**SOURCE RECORDS:**
[BEGIN]

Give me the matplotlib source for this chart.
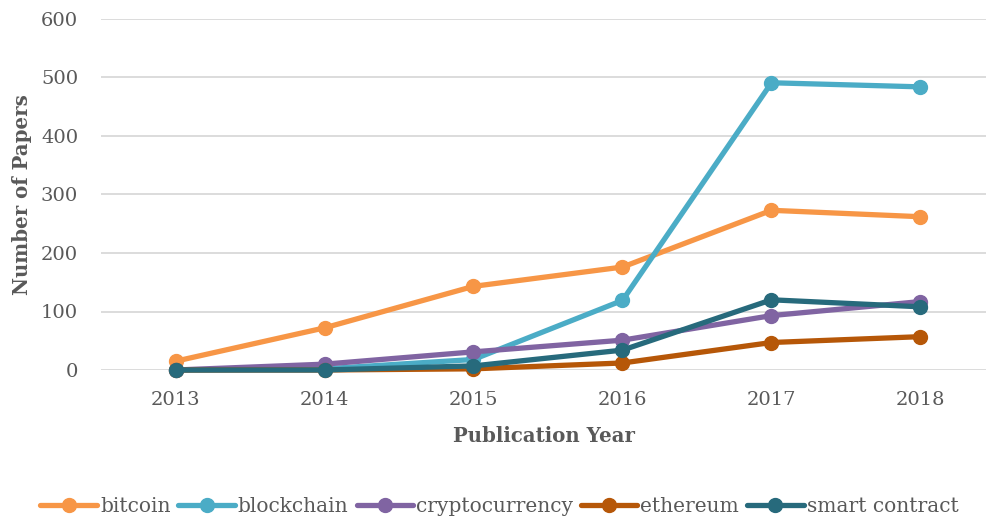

[END]
[BEGIN]

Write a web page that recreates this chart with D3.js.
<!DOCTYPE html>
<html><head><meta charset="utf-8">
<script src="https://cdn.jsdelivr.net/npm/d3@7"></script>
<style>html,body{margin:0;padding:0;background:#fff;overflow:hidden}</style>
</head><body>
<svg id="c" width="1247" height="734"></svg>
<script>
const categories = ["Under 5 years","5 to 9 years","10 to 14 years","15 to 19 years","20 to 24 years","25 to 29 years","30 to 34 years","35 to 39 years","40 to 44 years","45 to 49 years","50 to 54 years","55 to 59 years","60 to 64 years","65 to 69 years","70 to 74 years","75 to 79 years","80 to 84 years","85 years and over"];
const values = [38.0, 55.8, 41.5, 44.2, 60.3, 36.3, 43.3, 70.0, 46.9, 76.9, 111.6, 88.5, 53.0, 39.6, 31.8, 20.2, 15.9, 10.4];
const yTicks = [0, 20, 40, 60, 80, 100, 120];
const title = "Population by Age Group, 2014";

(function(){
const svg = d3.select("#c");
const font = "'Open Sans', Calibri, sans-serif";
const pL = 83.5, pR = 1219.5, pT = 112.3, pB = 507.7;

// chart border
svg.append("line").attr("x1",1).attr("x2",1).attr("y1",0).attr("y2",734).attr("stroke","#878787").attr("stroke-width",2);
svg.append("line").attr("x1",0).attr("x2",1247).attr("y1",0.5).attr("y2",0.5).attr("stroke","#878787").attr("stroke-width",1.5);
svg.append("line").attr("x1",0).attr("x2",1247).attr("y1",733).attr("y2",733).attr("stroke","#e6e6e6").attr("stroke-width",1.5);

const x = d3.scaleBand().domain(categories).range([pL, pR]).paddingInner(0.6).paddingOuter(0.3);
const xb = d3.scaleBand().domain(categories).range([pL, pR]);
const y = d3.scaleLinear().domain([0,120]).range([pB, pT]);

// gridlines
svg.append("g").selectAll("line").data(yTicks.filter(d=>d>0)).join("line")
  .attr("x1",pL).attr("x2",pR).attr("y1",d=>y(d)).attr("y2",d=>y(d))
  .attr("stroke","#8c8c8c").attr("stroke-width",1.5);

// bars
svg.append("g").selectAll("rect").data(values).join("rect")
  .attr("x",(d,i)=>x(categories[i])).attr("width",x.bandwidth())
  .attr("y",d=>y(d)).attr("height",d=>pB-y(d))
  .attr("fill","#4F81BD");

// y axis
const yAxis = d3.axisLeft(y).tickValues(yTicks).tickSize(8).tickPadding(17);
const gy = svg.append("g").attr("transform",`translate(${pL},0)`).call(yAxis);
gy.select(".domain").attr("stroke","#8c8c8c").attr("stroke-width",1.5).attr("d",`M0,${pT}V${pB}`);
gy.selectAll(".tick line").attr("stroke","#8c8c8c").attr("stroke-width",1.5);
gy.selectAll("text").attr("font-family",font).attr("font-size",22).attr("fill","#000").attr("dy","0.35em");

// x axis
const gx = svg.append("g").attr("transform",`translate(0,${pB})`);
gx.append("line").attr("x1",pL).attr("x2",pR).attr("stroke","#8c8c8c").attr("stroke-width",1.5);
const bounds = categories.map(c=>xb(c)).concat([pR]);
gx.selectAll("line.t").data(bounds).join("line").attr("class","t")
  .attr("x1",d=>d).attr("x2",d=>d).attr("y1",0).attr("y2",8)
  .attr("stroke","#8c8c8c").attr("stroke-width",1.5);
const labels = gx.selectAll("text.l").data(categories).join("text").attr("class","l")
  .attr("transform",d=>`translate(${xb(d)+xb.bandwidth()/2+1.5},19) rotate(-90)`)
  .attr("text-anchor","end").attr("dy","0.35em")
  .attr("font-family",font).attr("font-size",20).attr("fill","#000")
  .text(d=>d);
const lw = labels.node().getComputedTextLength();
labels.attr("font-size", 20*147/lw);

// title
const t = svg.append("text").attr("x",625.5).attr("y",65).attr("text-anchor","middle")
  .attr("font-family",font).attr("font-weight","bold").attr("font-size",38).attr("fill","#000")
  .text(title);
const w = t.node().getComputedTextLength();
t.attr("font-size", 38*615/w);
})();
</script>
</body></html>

[END]

**WRITTEN REQUEST:**
Consider the entries above and return each line with the string "chart".

**THE SOLUTION:**
Give me the matplotlib source for this chart.
Write a web page that recreates this chart with D3.js.
// chart border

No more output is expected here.